# rider weight



## gazza19 (5 Dec 2018)

does anyone know the maximum rider weight for a viking ego electric bike please


----------



## Turdus philomelos (6 Dec 2018)

Think you would need to find the user manual or contact dealer/manufacturer. 

I would guess however 16-18 stone.


----------



## Pale Rider (6 Dec 2018)

How much weight are wanting to carry?

As with a push bike, exceeding the quoted weight by a small margin won't do any harm in terms of breaking the frame or bending the wheels - unless they are Chinese junk.

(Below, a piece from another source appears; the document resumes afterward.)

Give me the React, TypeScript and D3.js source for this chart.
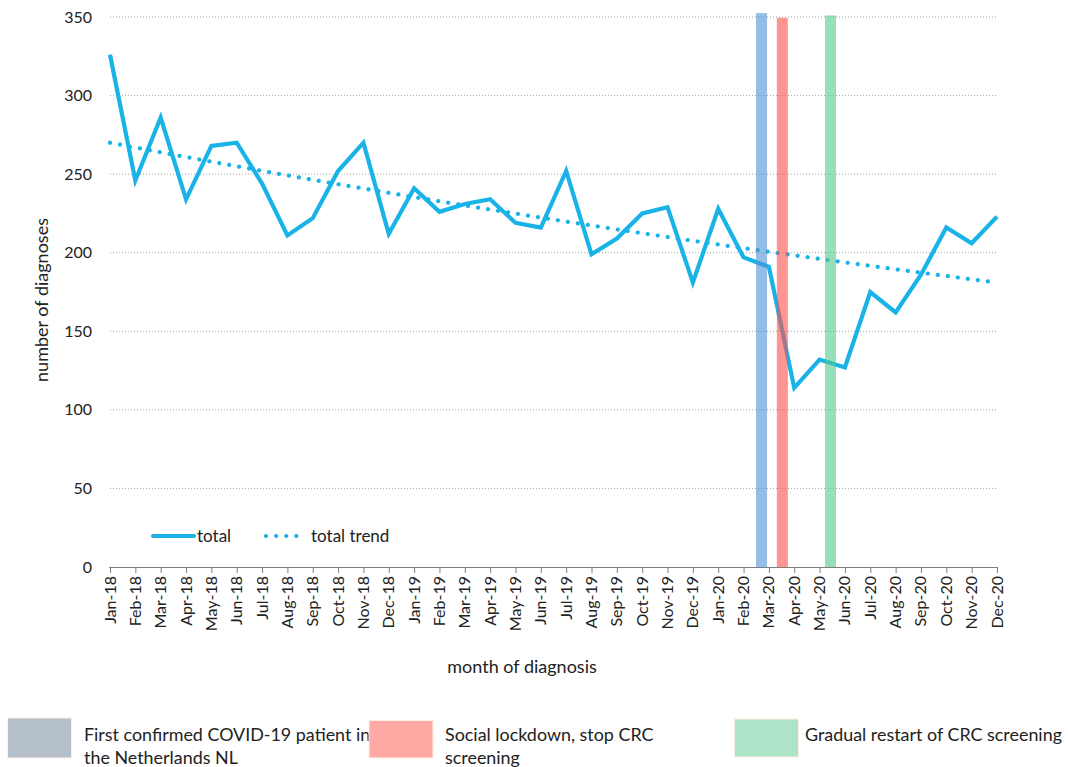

Extra weight will make a difference to the amount of grunt you can feel from the motor, which as a road legal ebike is not that powerful in the first place.


----------



## Cycleops (6 Dec 2018)

I think the UK distributor for Viking is Avocet Sports so maybe contact them for advice;
http://www.avocetsports.co.uk/about-viking


----------



## Spiderweb (6 Dec 2018)

I've looked at their owners manual online and there is no info on weight limits.
As @Cycleops says I would call or email the supplier, here's a link to their contact page;
http://www.avocetsports.co.uk/contact-us


----------



## robgul (7 Dec 2018)

.... my 2p would be to question the wisdom of a Viking e-bike ..... they're not Chinese junk (isn't that a boat?) BUT Indian junk - or at least the company that owns Viking is Indian, it's Hero - purveyors of gas pipe welded together to make bike frames.

Rob


----------